__Data provided__
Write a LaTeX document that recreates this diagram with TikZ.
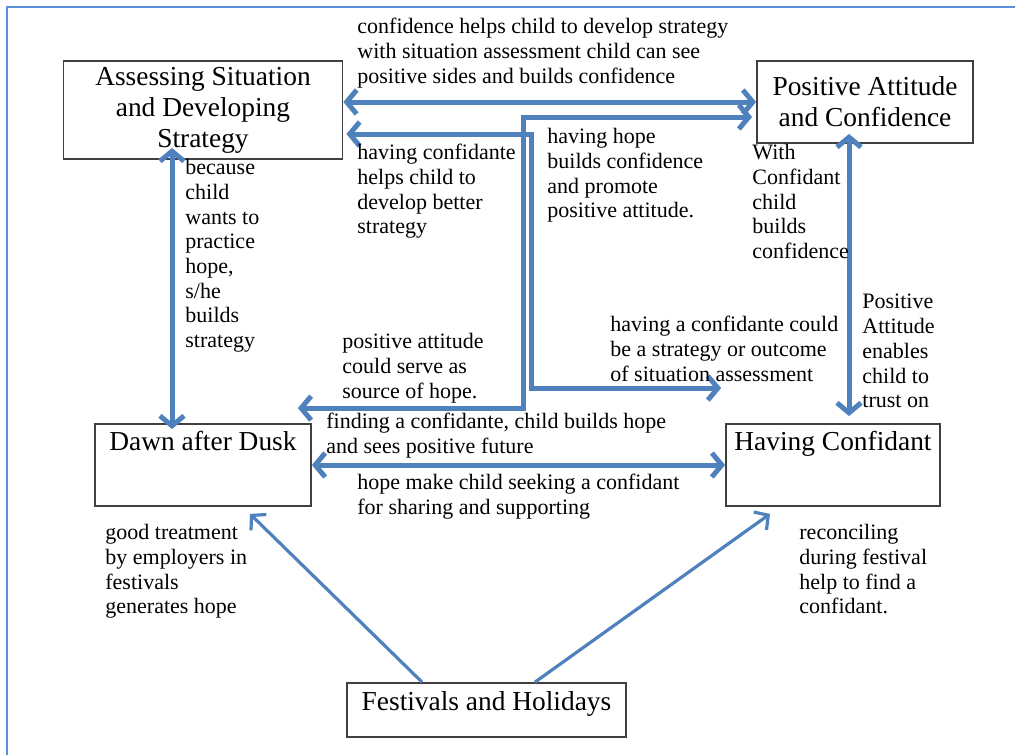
\documentclass[tikz,border=0pt]{standalone}
\usepackage{fontspec}
\setmainfont{Liberation Serif}
\usepackage{tikz}
\usetikzlibrary{arrows.meta, positioning, calc}
\definecolor{linkblue}{HTML}{4F81BD}
\definecolor{frameblue}{HTML}{5B8ED6}

\begin{document}
\begin{tikzpicture}[x=0.5pt, y=-0.5pt,
    every node/.style={font=\fontsize{11}{12.35}\selectfont},
    stage/.style={draw=black!75, line width=0.9pt, align=center, inner sep=3pt, font=\fontsize{13.7}{15.5}\selectfont},
    note/.style={align=left, anchor=north west, inner sep=0pt},
    link/.style={draw=linkblue, line width=2.5pt, {Straight Barb[length=5pt,width=12pt]}-{Straight Barb[length=5pt,width=12pt]}},
    feed/.style={draw=linkblue, line width=1.6pt, -{Straight Barb[length=5pt,width=11pt]}}]
  \useasboundingbox (0,0) rectangle (1015,755);
  \draw[frameblue, line width=1pt] (7,755) -- (7,7) -- (1015,7);

  \node[stage, minimum width=139.5pt, minimum height=49pt] (assess) at (203,110) {Assessing Situation\\and Developing\\Strategy};
  \node[stage, minimum width=108pt, minimum height=41pt] (attitude) at (865,102) {Positive Attitude\\and Confidence};
  \node[stage, minimum width=108pt, text height=10pt, text depth=25pt] (dawn) at (203,465) {Dawn after Dusk};
  \node[stage, minimum width=107pt, text height=10pt, text depth=25pt] (confidant) at (833,465) {Having Confidant};
  \node[stage, minimum width=139.5pt, text height=10.5pt, text depth=10.5pt] (festival) at (486.5,710) {Festivals and Holidays};

  \draw[link] (assess.east |- attitude.west) -- (attitude.west);
  \draw[link] ($(assess.east)+(3,24)$) -| ($(confidant.north west)+(-194,-35)$) -- ($(confidant.north west)+(-4,-35)$);
  \draw[link] ($(dawn.north east)+(-14,-15)$) -| ($(attitude.west)+(-233,15)$) -- ($(attitude.west)+(-4,15)$);
  \draw[link] ($(assess.south)+(-31,-12)$) -- ($(dawn.north)+(-31,6)$);
  \draw[link] ($(attitude.south)+(-16,-10)$) -- ($(confidant.north)+(16,-7)$);
  \draw[link] (dawn.east) -- (confidant.west);
  \draw[feed] ($(festival.north)+(-64.5,0)$) -- ($(dawn.south)+(47,7)$);
  \draw[feed] ($(festival.north)+(48.5,0)$) -- ($(confidant.south)+(-63,7)$);

  \node[note] (devnote) at (357,18) {confidence helps child to develop strategy\\with situation assessment child can see\\positive sides and builds confidence};
  \node[note] (betternote) at (357,144) {having confidante\\helps child to\\develop better\\strategy};
  \node[note] (hopenote) at (547,128) {having hope\\builds confidence\\and promote\\positive attitude.};
  \node[note] (withnote) at (752,144) {With\\Confidant\\child\\builds\\confidence};
  \node[note] (practicenote) at (185,159) {because\\child\\wants to\\practice\\hope,\\s/he\\builds\\strategy};
  \node[note] (sourcenote) at (342,333) {positive attitude\\could serve as\\source of hope.};
  \node[note] (findnote) at (326,413) {finding a confidante, child builds hope\\and sees positive future};
  \node[note] (seeknote) at (357,474) {hope make child seeking a confidant\\for sharing and supporting};
  \node[note] (outcomenote) at (610,316) {having a confidante could\\be a strategy or outcome\\of situation assessment};
  \node[note] (trustnote) at (862,294) {Positive\\Attitude\\enables\\child to\\trust on};
  \node[note] (treatnote) at (105,524) {good treatment\\by employers in\\festivals\\generates hope};
  \node[note] (reconcilenote) at (799,524) {reconciling\\during festival\\help to find a\\confidant.};
\end{tikzpicture}
\end{document}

__Requirements__
Every line above should be returned word for word, with the pictures left behind.

__Problem solution__
Write a LaTeX document that recreates this diagram with TikZ.
\documentclass[tikz,border=0pt]{standalone}
\usepackage{fontspec}
\setmainfont{Liberation Serif}
\usepackage{tikz}
\usetikzlibrary{arrows.meta, positioning, calc}
\definecolor{linkblue}{HTML}{4F81BD}
\definecolor{frameblue}{HTML}{5B8ED6}

\begin{document}
\begin{tikzpicture}[x=0.5pt, y=-0.5pt,
    every node/.style={font=\fontsize{11}{12.35}\selectfont},
    stage/.style={draw=black!75, line width=0.9pt, align=center, inner sep=3pt, font=\fontsize{13.7}{15.5}\selectfont},
    note/.style={align=left, anchor=north west, inner sep=0pt},
    link/.style={draw=linkblue, line width=2.5pt, {Straight Barb[length=5pt,width=12pt]}-{Straight Barb[length=5pt,width=12pt]}},
    feed/.style={draw=linkblue, line width=1.6pt, -{Straight Barb[length=5pt,width=11pt]}}]
  \useasboundingbox (0,0) rectangle (1015,755);
  \draw[frameblue, line width=1pt] (7,755) -- (7,7) -- (1015,7);

  \node[stage, minimum width=139.5pt, minimum height=49pt] (assess) at (203,110) {Assessing Situation\\and Developing\\Strategy};
  \node[stage, minimum width=108pt, minimum height=41pt] (attitude) at (865,102) {Positive Attitude\\and Confidence};
  \node[stage, minimum width=108pt, text height=10pt, text depth=25pt] (dawn) at (203,465) {Dawn after Dusk};
  \node[stage, minimum width=107pt, text height=10pt, text depth=25pt] (confidant) at (833,465) {Having Confidant};
  \node[stage, minimum width=139.5pt, text height=10.5pt, text depth=10.5pt] (festival) at (486.5,710) {Festivals and Holidays};

  \draw[link] (assess.east |- attitude.west) -- (attitude.west);
  \draw[link] ($(assess.east)+(3,24)$) -| ($(confidant.north west)+(-194,-35)$) -- ($(confidant.north west)+(-4,-35)$);
  \draw[link] ($(dawn.north east)+(-14,-15)$) -| ($(attitude.west)+(-233,15)$) -- ($(attitude.west)+(-4,15)$);
  \draw[link] ($(assess.south)+(-31,-12)$) -- ($(dawn.north)+(-31,6)$);
  \draw[link] ($(attitude.south)+(-16,-10)$) -- ($(confidant.north)+(16,-7)$);
  \draw[link] (dawn.east) -- (confidant.west);
  \draw[feed] ($(festival.north)+(-64.5,0)$) -- ($(dawn.south)+(47,7)$);
  \draw[feed] ($(festival.north)+(48.5,0)$) -- ($(confidant.south)+(-63,7)$);

  \node[note] (devnote) at (357,18) {confidence helps child to develop strategy\\with situation assessment child can see\\positive sides and builds confidence};
  \node[note] (betternote) at (357,144) {having confidante\\helps child to\\develop better\\strategy};
  \node[note] (hopenote) at (547,128) {having hope\\builds confidence\\and promote\\positive attitude.};
  \node[note] (withnote) at (752,144) {With\\Confidant\\child\\builds\\confidence};
  \node[note] (practicenote) at (185,159) {because\\child\\wants to\\practice\\hope,\\s/he\\builds\\strategy};
  \node[note] (sourcenote) at (342,333) {positive attitude\\could serve as\\source of hope.};
  \node[note] (findnote) at (326,413) {finding a confidante, child builds hope\\and sees positive future};
  \node[note] (seeknote) at (357,474) {hope make child seeking a confidant\\for sharing and supporting};
  \node[note] (outcomenote) at (610,316) {having a confidante could\\be a strategy or outcome\\of situation assessment};
  \node[note] (trustnote) at (862,294) {Positive\\Attitude\\enables\\child to\\trust on};
  \node[note] (treatnote) at (105,524) {good treatment\\by employers in\\festivals\\generates hope};
  \node[note] (reconcilenote) at (799,524) {reconciling\\during festival\\help to find a\\confidant.};
\end{tikzpicture}
\end{document}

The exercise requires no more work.